Repeat each entry exactly and drop the pictures.

─── SUPPLIED ENTRIES ───

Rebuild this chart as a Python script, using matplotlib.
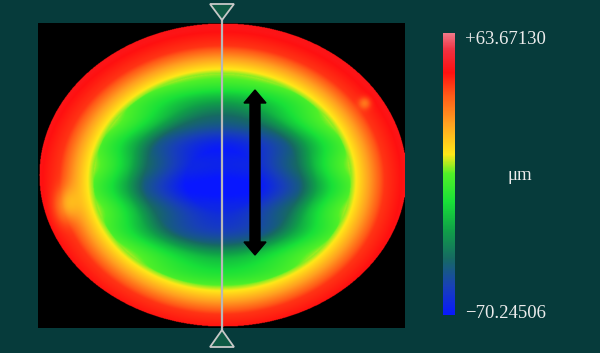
import numpy as np
import matplotlib
matplotlib.use("Agg")
import matplotlib.pyplot as plt
from matplotlib.colors import LinearSegmentedColormap
from matplotlib.patches import Polygon

# ---- data ----
z_max = 63.67130
z_min = -70.24506
unit_label = "μm"
# radial profile of the surface (normalised elliptical radius -> fraction of range)
profile_r = [0.0, 0.2, 0.42, 0.52, 0.6, 0.69, 0.73, 0.8, 0.885, 1.0, 1.3]
profile_t = [0.0, 0.02, 0.18, 0.33, 0.42, 0.50, 0.57, 0.68, 0.82, 0.87, 0.87]
# local bumps: (x, y, sigma_x, sigma_y, delta fraction)
bumps_x = [66, 365]
bumps_y = [205, 103]
bumps_sx = [8, 4]
bumps_sy = [12, 4]
bumps_dt = [-0.12, -0.10]

# colormap stops (fraction, colour)
cmap_pos = [0.0, 0.10, 0.20, 0.30, 0.40, 0.50, 0.57, 0.68, 0.78, 0.86, 0.94, 1.0]
cmap_col = ["#0818ff", "#1840b8", "#166a62", "#10a048", "#18e038", "#50f028",
            "#ffe818", "#ffa020", "#ff5a18", "#ff1010", "#f03040", "#f07888"]

BG = "#063b3b"
W, H = 600, 353

fig = plt.figure(figsize=(W / 100, H / 100), dpi=100, facecolor=BG)

# overlay axes in pixel coordinates
ov = fig.add_axes([0, 0, 1, 1], facecolor=BG)
ov.set_xlim(0, W)
ov.set_ylim(H, 0)
ov.axis("off")

# main map axes: black rectangle x 38..405, y 23..328
rx0, rx1, ry0, ry1 = 38, 405, 23, 328
ax = fig.add_axes([rx0 / W, 1 - ry1 / H, (rx1 - rx0) / W, (ry1 - ry0) / H])
ax.set_facecolor("black")
ax.set_xlim(rx0, rx1)
ax.set_ylim(ry1, ry0)
ax.axis("off")
ax.add_patch(plt.Rectangle((rx0, ry0), rx1 - rx0, ry1 - ry0, color="black", zorder=0))

cmap = LinearSegmentedColormap.from_list("surf", list(zip(cmap_pos, cmap_col)), N=512)

# surface field
ell_cx, ell_cy, ell_rx, ell_ry = 223, 175, 184, 152
fld_cx, fld_cy = 222, 180
xs = np.linspace(rx0, rx1, 734)
ys = np.linspace(ry0, ry1, 610)
X, Y = np.meshgrid(xs, ys)
r = np.sqrt(((X - fld_cx) / ell_rx) ** 2 + ((Y - fld_cy) / ell_ry) ** 2)
t = np.interp(r, profile_r, profile_t)
for bx, by, sx, sy, dt in zip(bumps_x, bumps_y, bumps_sx, bumps_sy, bumps_dt):
    t = t + dt * np.exp(-((X - bx) ** 2 / (2 * sx ** 2) + (Y - by) ** 2 / (2 * sy ** 2)))
# faint horizontal scan banding
t = t + 0.02 * np.sin((Y - ry0) / 7.0) * (r < 0.7)
Z = z_min + np.clip(t, 0, 1) * (z_max - z_min)
inside = ((X - ell_cx) / ell_rx) ** 2 + ((Y - ell_cy) / ell_ry) ** 2 <= 1
Zm = np.ma.masked_where(~inside, Z)
im = ax.imshow(Zm, cmap=cmap, vmin=z_min, vmax=z_max, extent=(rx0, rx1, ry1, ry0),
               origin="upper", interpolation="bilinear", zorder=1)

# double-headed black arrow
arr_x, arr_y0, arr_y1 = 255, 90, 255
shaft_w, head_w, head_l = 10, 22, 13
pts = [
    (arr_x, arr_y0), (arr_x + head_w / 2, arr_y0 + head_l), (arr_x + shaft_w / 2, arr_y0 + head_l),
    (arr_x + shaft_w / 2, arr_y1 - head_l), (arr_x + head_w / 2, arr_y1 - head_l), (arr_x, arr_y1),
    (arr_x - head_w / 2, arr_y1 - head_l), (arr_x - shaft_w / 2, arr_y1 - head_l),
    (arr_x - shaft_w / 2, arr_y0 + head_l), (arr_x - head_w / 2, arr_y0 + head_l),
]
ax.add_patch(Polygon(pts, closed=True, color="black", zorder=5))

# vertical section line with triangle handles (figure pixel coords)
line_x = 222
ov2 = fig.add_axes([0, 0, 1, 1])
ov2.set_xlim(0, W)
ov2.set_ylim(H, 0)
ov2.axis("off")
ov2.patch.set_alpha(0)
ov2.plot([line_x, line_x], [8, 345], color="#b8b8b8", lw=1.6, zorder=3)
tri_half = 12
ov2.add_patch(Polygon([(line_x - tri_half, 4), (line_x + tri_half, 4), (line_x, 20)], closed=True,
                      facecolor="#0f5a45", edgecolor="#c8c8c8", lw=1.3, zorder=4))
ov2.add_patch(Polygon([(line_x - tri_half, 347), (line_x + tri_half, 347), (line_x, 330)], closed=True,
                      facecolor="#0f5a45", edgecolor="#c8c8c8", lw=1.3, zorder=4))

# colour bar
cb_x0, cb_x1, cb_y0, cb_y1 = 443, 455, 33, 315
cax = fig.add_axes([cb_x0 / W, 1 - cb_y1 / H, (cb_x1 - cb_x0) / W, (cb_y1 - cb_y0) / H])
cb = fig.colorbar(im, cax=cax)
cb.set_ticks([])
cb.outline.set_visible(False)

txt_color = "#ececec"
fam = ["Liberation Serif", "DejaVu Serif"]
fig.text(465 / W, 1 - 39 / H, f"+{z_max:.5f}", color=txt_color, fontsize=13.5,
         family=fam, ha="left", va="center")
fig.text(465 / W, 1 - 313 / H, f"\u2212{abs(z_min):.5f}", color=txt_color, fontsize=13.5,
         family=fam, ha="left", va="center")
fig.text(520 / W, 1 - 176 / H, unit_label, color=txt_color, fontsize=13.5,
         family=fam, ha="center", va="center")

fig.savefig("out.png", dpi=100, facecolor=BG)
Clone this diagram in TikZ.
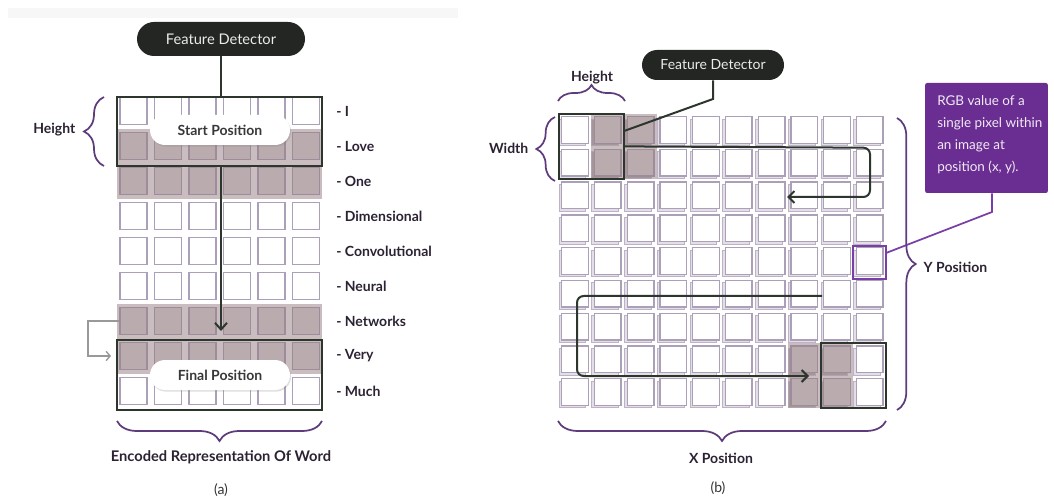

───

COMPLETED TASK>
Rebuild this chart as a Python script, using matplotlib.
import numpy as np
import matplotlib
matplotlib.use("Agg")
import matplotlib.pyplot as plt
from matplotlib.colors import LinearSegmentedColormap
from matplotlib.patches import Polygon

# ---- data ----
z_max = 63.67130
z_min = -70.24506
unit_label = "μm"
# radial profile of the surface (normalised elliptical radius -> fraction of range)
profile_r = [0.0, 0.2, 0.42, 0.52, 0.6, 0.69, 0.73, 0.8, 0.885, 1.0, 1.3]
profile_t = [0.0, 0.02, 0.18, 0.33, 0.42, 0.50, 0.57, 0.68, 0.82, 0.87, 0.87]
# local bumps: (x, y, sigma_x, sigma_y, delta fraction)
bumps_x = [66, 365]
bumps_y = [205, 103]
bumps_sx = [8, 4]
bumps_sy = [12, 4]
bumps_dt = [-0.12, -0.10]

# colormap stops (fraction, colour)
cmap_pos = [0.0, 0.10, 0.20, 0.30, 0.40, 0.50, 0.57, 0.68, 0.78, 0.86, 0.94, 1.0]
cmap_col = ["#0818ff", "#1840b8", "#166a62", "#10a048", "#18e038", "#50f028",
            "#ffe818", "#ffa020", "#ff5a18", "#ff1010", "#f03040", "#f07888"]

BG = "#063b3b"
W, H = 600, 353

fig = plt.figure(figsize=(W / 100, H / 100), dpi=100, facecolor=BG)

# overlay axes in pixel coordinates
ov = fig.add_axes([0, 0, 1, 1], facecolor=BG)
ov.set_xlim(0, W)
ov.set_ylim(H, 0)
ov.axis("off")

# main map axes: black rectangle x 38..405, y 23..328
rx0, rx1, ry0, ry1 = 38, 405, 23, 328
ax = fig.add_axes([rx0 / W, 1 - ry1 / H, (rx1 - rx0) / W, (ry1 - ry0) / H])
ax.set_facecolor("black")
ax.set_xlim(rx0, rx1)
ax.set_ylim(ry1, ry0)
ax.axis("off")
ax.add_patch(plt.Rectangle((rx0, ry0), rx1 - rx0, ry1 - ry0, color="black", zorder=0))

cmap = LinearSegmentedColormap.from_list("surf", list(zip(cmap_pos, cmap_col)), N=512)

# surface field
ell_cx, ell_cy, ell_rx, ell_ry = 223, 175, 184, 152
fld_cx, fld_cy = 222, 180
xs = np.linspace(rx0, rx1, 734)
ys = np.linspace(ry0, ry1, 610)
X, Y = np.meshgrid(xs, ys)
r = np.sqrt(((X - fld_cx) / ell_rx) ** 2 + ((Y - fld_cy) / ell_ry) ** 2)
t = np.interp(r, profile_r, profile_t)
for bx, by, sx, sy, dt in zip(bumps_x, bumps_y, bumps_sx, bumps_sy, bumps_dt):
    t = t + dt * np.exp(-((X - bx) ** 2 / (2 * sx ** 2) + (Y - by) ** 2 / (2 * sy ** 2)))
# faint horizontal scan banding
t = t + 0.02 * np.sin((Y - ry0) / 7.0) * (r < 0.7)
Z = z_min + np.clip(t, 0, 1) * (z_max - z_min)
inside = ((X - ell_cx) / ell_rx) ** 2 + ((Y - ell_cy) / ell_ry) ** 2 <= 1
Zm = np.ma.masked_where(~inside, Z)
im = ax.imshow(Zm, cmap=cmap, vmin=z_min, vmax=z_max, extent=(rx0, rx1, ry1, ry0),
               origin="upper", interpolation="bilinear", zorder=1)

# double-headed black arrow
arr_x, arr_y0, arr_y1 = 255, 90, 255
shaft_w, head_w, head_l = 10, 22, 13
pts = [
    (arr_x, arr_y0), (arr_x + head_w / 2, arr_y0 + head_l), (arr_x + shaft_w / 2, arr_y0 + head_l),
    (arr_x + shaft_w / 2, arr_y1 - head_l), (arr_x + head_w / 2, arr_y1 - head_l), (arr_x, arr_y1),
    (arr_x - head_w / 2, arr_y1 - head_l), (arr_x - shaft_w / 2, arr_y1 - head_l),
    (arr_x - shaft_w / 2, arr_y0 + head_l), (arr_x - head_w / 2, arr_y0 + head_l),
]
ax.add_patch(Polygon(pts, closed=True, color="black", zorder=5))

# vertical section line with triangle handles (figure pixel coords)
line_x = 222
ov2 = fig.add_axes([0, 0, 1, 1])
ov2.set_xlim(0, W)
ov2.set_ylim(H, 0)
ov2.axis("off")
ov2.patch.set_alpha(0)
ov2.plot([line_x, line_x], [8, 345], color="#b8b8b8", lw=1.6, zorder=3)
tri_half = 12
ov2.add_patch(Polygon([(line_x - tri_half, 4), (line_x + tri_half, 4), (line_x, 20)], closed=True,
                      facecolor="#0f5a45", edgecolor="#c8c8c8", lw=1.3, zorder=4))
ov2.add_patch(Polygon([(line_x - tri_half, 347), (line_x + tri_half, 347), (line_x, 330)], closed=True,
                      facecolor="#0f5a45", edgecolor="#c8c8c8", lw=1.3, zorder=4))

# colour bar
cb_x0, cb_x1, cb_y0, cb_y1 = 443, 455, 33, 315
cax = fig.add_axes([cb_x0 / W, 1 - cb_y1 / H, (cb_x1 - cb_x0) / W, (cb_y1 - cb_y0) / H])
cb = fig.colorbar(im, cax=cax)
cb.set_ticks([])
cb.outline.set_visible(False)

txt_color = "#ececec"
fam = ["Liberation Serif", "DejaVu Serif"]
fig.text(465 / W, 1 - 39 / H, f"+{z_max:.5f}", color=txt_color, fontsize=13.5,
         family=fam, ha="left", va="center")
fig.text(465 / W, 1 - 313 / H, f"\u2212{abs(z_min):.5f}", color=txt_color, fontsize=13.5,
         family=fam, ha="left", va="center")
fig.text(520 / W, 1 - 176 / H, unit_label, color=txt_color, fontsize=13.5,
         family=fam, ha="center", va="center")

fig.savefig("out.png", dpi=100, facecolor=BG)
Clone this diagram in TikZ.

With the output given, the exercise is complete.